Staging—how you position and present your minifigure—varies depending on your purpose. Sales photography requires accuracy and clarity. Showcase photography allows creativity and storytelling. Understanding the difference helps you shoot appropriately for each situation.
For sales listings, straightforward presentation builds buyer confidence. Shoot the minifigure straight-on at eye level against a clean white or neutral gray background. Capture multiple angles: front, back, and both sides at minimum. Include close-ups of any printing, accessories, or condition issues. Show the figure disassembled slightly—torso separated from legs, head removed—to prove all parts are genuine LEGO and not glued reproductions. Consistent lighting and backgrounds across your listings create professional credibility that increases buyer trust and reduces questions.
Showcase photography for social media or personal archives offers more creative freedom. Experiment with dynamic angles, environmental storytelling, and thematic backgrounds. A pirate minifigure photographed on actual sand with dramatic sunset lighting tells a story that white-background product shots cannot. Action poses—jumping, swinging, running—add energy but require faster shutter speeds or practice to execute sharply. The Brothers Brick community showcases exceptional examples of creative LEGO photography that might inspire your own experiments.
Accessory management requires thought. Include all original accessories in sales photos, arranged neatly beside the figure. For showcase shots, decide whether accessories enhance or distract from your composition. A Jedi minifigure looks incomplete without a lightsaber, but a crowded frame of ten accessories surrounding a basic figure confuses the eye.
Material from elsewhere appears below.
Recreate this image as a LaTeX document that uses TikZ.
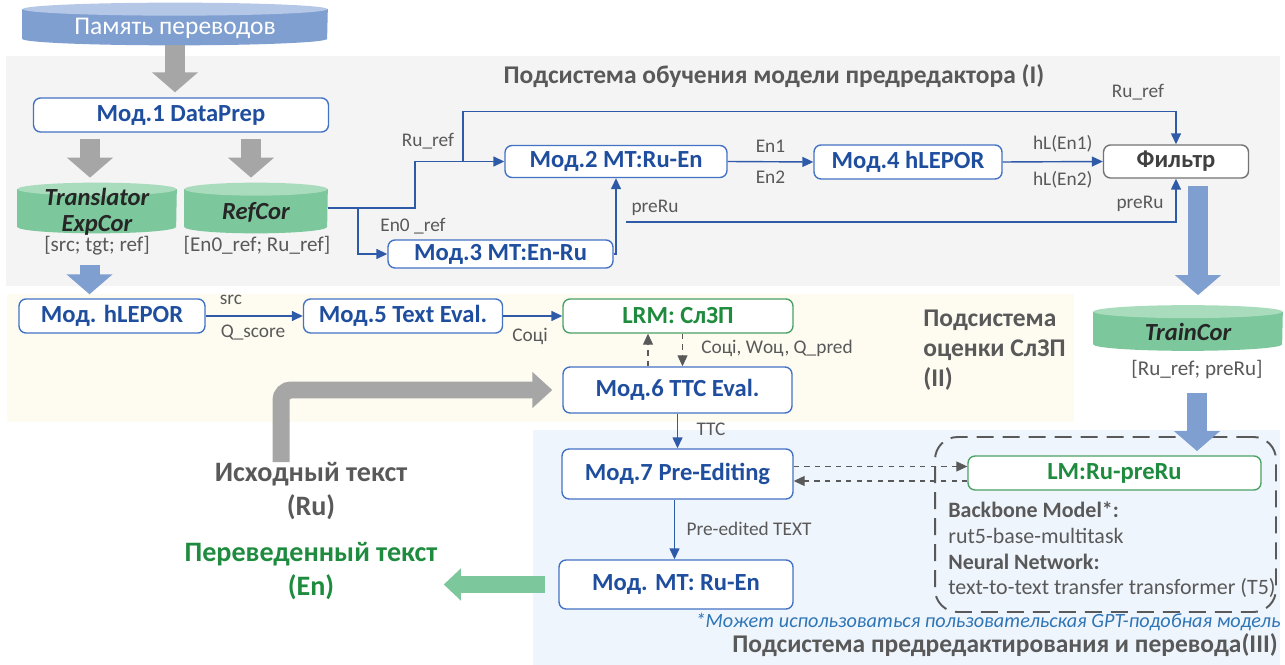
\documentclass[tikz,border=0pt]{standalone}
\usepackage{fontspec}
\setmainfont{Carlito}
\usetikzlibrary{shapes.geometric, arrows.meta, positioning, calc}
\definecolor{boxblue}{HTML}{4472C4}
\definecolor{textblue}{HTML}{1F4E9F}
\definecolor{lineblue}{HTML}{2F5AA8}
\definecolor{labelgray}{HTML}{595959}
\definecolor{arrowgray}{HTML}{A6A6A6}
\definecolor{dbblue}{HTML}{7F9FD1}
\definecolor{dbbluetop}{HTML}{B4C7E7}
\definecolor{dbgreen}{HTML}{7CC79B}
\definecolor{dbgreentop}{HTML}{A9DCBC}
\definecolor{okgreen}{HTML}{1E8B3E}
\definecolor{panelgray}{HTML}{F4F4F4}
\definecolor{panelcream}{HTML}{FEFBF0}
\definecolor{panelblue}{HTML}{EFF5FD}
\definecolor{noteblue}{HTML}{2E75B6}

\newcommand{\database}[7]{%
  \node[minimum width=#3, minimum height=#4, inner sep=0pt] (#1) at #2 {};
  \fill[#5] ([yshift=-0.13cm]#1.north west) -- ([yshift=0.13cm]#1.south west)
    arc[start angle=180, end angle=360, x radius=#3/2, y radius=0.13cm]
    -- ([yshift=-0.13cm]#1.north east) -- cycle;
  \fill[#6] ([yshift=-0.13cm]#1.north) ellipse[x radius=#3/2, y radius=0.13cm];
  \node[dbtext] (#1text) at ([yshift=-0.08cm]#1) {#7};
}

\begin{document}
\begin{tikzpicture}[x=0.02cm, y=-0.02cm,
  module/.style={rectangle, rounded corners=4pt, draw=boxblue, fill=white, line width=0.8pt, text=textblue, font=\fontsize{14}{16}\selectfont\bfseries, inner sep=0pt},
  greenmod/.style={module, draw=okgreen!80!white, text=okgreen},
  dbtext/.style={text=black!85, font=\fontsize{14}{14.5}\selectfont\bfseries\itshape, align=center, inner sep=0pt},
  flow/.style={draw=lineblue, line width=0.8pt, -{Triangle[length=2.2mm, width=2mm]}},
  hint/.style={draw=labelgray, dashed, line width=0.6pt, -{Triangle[length=2.2mm, width=2mm]}},
  lbl/.style={text=labelgray, font=\fontsize{11}{13}\selectfont, inner sep=0pt},
  tag/.style={lbl, font=\fontsize{12}{14}\selectfont},
  boxtext/.style={lbl, anchor=west, font=\fontsize{12.5}{14}\selectfont},
  bigdown/.style={line width=0.4cm, -{Triangle[length=0.4cm, width=0.9cm]}},
  heading/.style={text=labelgray, font=\fontsize{14.5}{17}\selectfont\bfseries, inner sep=0pt}
]
\useasboundingbox (0,0) rectangle (1285,665);
\fill[panelgray] (6,56) rectangle (1280,286);
\fill[panelcream] (7,294) rectangle (1074,422);
\fill[panelblue] (533,430) rectangle (1280,665);

\database{pamyat}{(175,24)}{6.1cm}{0.84cm}{dbblue}{dbbluetop}{\color{white}\mdseries\upshape\fontsize{14.5}{16}\selectfont Память переводов}
\node[module, minimum width=5.9cm, minimum height=0.68cm] (mod1) at (181,115) {Мод.1 DataPrep};
\database{expcor}{(97,208)}{3.18cm}{1cm}{dbgreen}{dbgreentop}{Translator\\ExpCor}
\database{refcor}{(256,208)}{2.86cm}{1cm}{dbgreen}{dbgreentop}{RefCor}
\node[tag] (exptag) at (97,246) {[src; tgt; ref]};
\node[tag] (reftag) at (257,245) {[En0\_ref; Ru\_ref]};

\node[heading] (titlei) at (774,76) {Подсистема обучения модели предредактора (I)};
\node[module, minimum width=4.44cm, minimum height=0.64cm] (mod2) at (616,161.5) {Мод.2 MT:Ru-En};
\node[module, minimum width=4.5cm, minimum height=0.56cm] (mod3) at (500.5,254) {Мод.3 MT:En-Ru};
\node[module, minimum width=3.76cm, minimum height=0.68cm] (mod4) at (908,162) {Мод.4 hLEPOR};
\node[module, draw=black!55, text=black!75, minimum width=2.9cm, minimum height=0.66cm] (filtr) at (1176,161.5) {Фильтр};

\coordinate (rubranch) at (463,161.5);
\coordinate (prestart) at (626,222);
\draw[flow] (refcor.east) -- ++(87,0) |- (mod2.west);
\draw[flow] (refcor.east) -- ++(30,0) |- (mod3.west);
\draw[flow] (rubranch) -- ++(0,-50) -| (filtr.north);
\draw[flow] (mod3.east) -| (mod2.south);
\draw[flow] (prestart) -| (filtr.south);
\draw[flow] (mod2.east) -- (mod4.west) node[lbl, midway, above=5pt] {En1} node[lbl, midway, below=5pt] {En2};
\draw[flow] (mod4.east) -- (filtr.west) node[lbl, pos=0.6, above=5pt] {hL(En1)} node[lbl, pos=0.6, below=5pt] {hL(En2)};
\node[lbl] at (428,141) {Ru\_ref};
\node[lbl] at (1138,92) {Ru\_ref};
\node[lbl] at (413,226) {En0 \_ref};
\node[lbl] at (655,208) {preRu};
\node[lbl] at (1140,204) {preRu};

\node[module, minimum width=3.72cm, minimum height=0.68cm] (hlepor) at (112,316) {Мод. hLEPOR};
\node[module, minimum width=3.98cm, minimum height=0.68cm] (mod5) at (403,316) {Мод.5 Text Eval.};
\node[greenmod, minimum width=4.6cm, minimum height=0.68cm] (lrm) at (678,316) {LRM: СлЗП};
\node[module, minimum width=4.58cm, minimum height=0.92cm] (mod6) at (677.5,390) {Мод.6 TTC Eval.};
\node[heading, align=left, anchor=west] (titleii) at (923,350) {Подсистема\\оценки СлЗП\\(II)};
\draw[flow] (hlepor.east) -- (mod5.west);
\draw[flow] (mod5.east) -- (lrm.west);
\node[lbl] at (231,300) {src};
\node[lbl] at (253,333) {Q\_score};
\node[lbl] at (530,336) {Соцi};
\draw[hint] ([xshift=-0.59cm]mod6.north) -- ([xshift=-0.59cm]mod6.north |- lrm.south);
\draw[hint] ([xshift=0.09cm]lrm.south) -- ([xshift=0.09cm]lrm.south |- mod6.north);
\node[lbl] at (777,348) {Соцi, Wоц, Q\_pred};

\database{traincor}{(1188,328)}{3.78cm}{0.9cm}{dbgreen}{dbgreentop}{TrainCor}
\node[tag] (traintag) at (1197,370) {[Ru\_ref; preRu]};
\draw[bigdown, dbblue, shorten <=0.14cm, shorten >=0.2cm] ([xshift=0.44cm]filtr.south) -- ([xshift=0.44cm]filtr.south |- traincor.north);
\draw[bigdown, dbblue, shorten <=0.18cm, shorten >=0.08cm] ([xshift=-0.15cm]exptag.south) -- ([xshift=-0.15cm]exptag.south |- hlepor.north);

\draw[bigdown, arrowgray, shorten >=0.1cm] (pamyat.south) -- (pamyat.south |- mod1.north);
\draw[bigdown, arrowgray, shorten <=0.12cm, shorten >=0.1cm] ([xshift=-0.14cm]expcor.north |- mod1.south) -- ([xshift=-0.14cm]expcor.north);
\draw[bigdown, arrowgray, shorten <=0.12cm, shorten >=0.1cm] ([xshift=-0.1cm]refcor.north |- mod1.south) -- ([xshift=-0.1cm]refcor.north);

\node[module, minimum width=4.62cm, minimum height=1cm] (mod7) at (677.5,474) {Мод.7 Pre-Editing};
\node[module, minimum width=4.68cm, minimum height=0.98cm] (mtruen) at (676,584.5) {Мод. MT: Ru-En};
\draw[flow] (mod6) -- (mod7);
\draw[flow] ([xshift=-0.06cm]mod7.south) -- ([xshift=-0.06cm]mod7.south |- mtruen.north);
\node[lbl] at (711,429) {TTC};
\node[lbl] at (749,529) {Pre-edited TEXT};

\node[draw=labelgray, line width=1.1pt, dash pattern=on 0.34cm off 0.18cm, rounded corners=0.45cm, minimum width=6.82cm, minimum height=3.5cm] (lmgroup) at (1105.5,524.5) {};
\node[greenmod, minimum width=5.86cm, minimum height=0.68cm] (lm) at (1114.5,473) {LM:Ru-preRu};
\draw[hint] ([yshift=0.15cm]mod7.east) -- ([yshift=0.15cm]mod7.east -| lm.west);
\draw[hint] ([yshift=-0.16cm]lm.west) -- ([yshift=-0.16cm]lm.west -| mod7.east);
\node[boxtext, font=\fontsize{12.5}{14}\selectfont\bfseries] (bbhead) at (948,510) {Backbone Model*:};
\node[boxtext] (bbname) at (948,536) {rut5-base-multitask};
\node[boxtext, font=\fontsize{12.5}{14}\selectfont\bfseries] (nnhead) at (948,562) {Neural Network:};
\node[boxtext] (nnname) at (948,588) {text-to-text transfer transformer (T5)};
\draw[bigdown, dbblue, shorten <=0.26cm] (traintag.south) -- ([yshift=-0.3cm]traintag.south |- lmgroup.north);

\node[lbl, text=noteblue, font=\fontsize{11.5}{13}\selectfont\itshape] (note) at (988,622) {*Может использоваться пользовательская GPT-подобная модель};
\node[heading] (titleiii) at (1005,645) {Подсистема предредактирования и перевода(III)};

\node[heading, align=center, font=\fontsize{16}{19}\selectfont\bfseries] (srctext) at (311,491) {Исходный текст\\(Ru)};
\node[heading, align=center, text=okgreen, font=\fontsize{16}{19}\selectfont\bfseries] (entext) at (311,571) {Переведенный текст\\(En)};
\draw[arrowgray, line width=0.34cm, rounded corners=0.2cm, -{Triangle[length=0.4cm, width=0.7cm]}] ([xshift=-0.6cm]srctext.north) |- ([xshift=-0.2cm]mod6.west);
\draw[dbgreen, line width=0.36cm, -{Triangle[length=0.34cm, width=0.62cm]}] ([xshift=-0.26cm]mtruen.west) -- ([xshift=0.12cm]entext.east |- mtruen.west);
\end{tikzpicture}
\end{document}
Remove accessories that don't contribute to the story you're telling.
How Do You Edit Photos Without Misrepresenting the Actual Minifigure?
Post-processing improves photos but ethical boundaries exist—especially for sales images. Basic adjustments to exposure, contrast, and white balance correct for lighting limitations and help the photo match the physical item. Heavy editing that obscures flaws, changes colors, or removes damage crosses into misrepresentation.
Start with white balance correction. Even with careful lighting, photos often carry slight color casts. Use your editing software's white balance eyedropper on a neutral area of your image (white LEGO brick, gray background) to establish true color reference. This single adjustment often transforms an obviously "photographed" image into one that looks natural and accurate.
Exposure adjustments brighten underexposed images or recover detail in slightly overexposed areas. Be conservative—pushing sliders to extremes introduces noise and artifacts. Sharpening helps compensate for the slight softness inherent in macro photography, but aggressive sharpening creates halos around edges that look artificial. Cropping removes distracting edge elements and improves composition, but never crop so tightly that you hide condition issues.
For sales photos specifically, disclose any editing in your listing description. "Color-corrected to match actual appearance" reassures buyers that you've adjusted the photo rather than the figure. When in doubt, include an unedited photo alongside your processed version. Transparency prevents disputes and returns that hurt both parties.
Developing your minifigure photography skills takes practice, but the investment pays dividends. Quality photos help you command better prices when selling, document your collection accurately for insurance, and share your passion with communities who appreciate well-presented collectibles. Start with the basics—stable camera, soft light, clean background—and refine your technique as you shoot. Each minifigure you photograph teaches you something about lighting angles, color behavior, and composition that improves your next session. The collectors who buy your figures—or simply enjoy seeing them online—will notice the difference.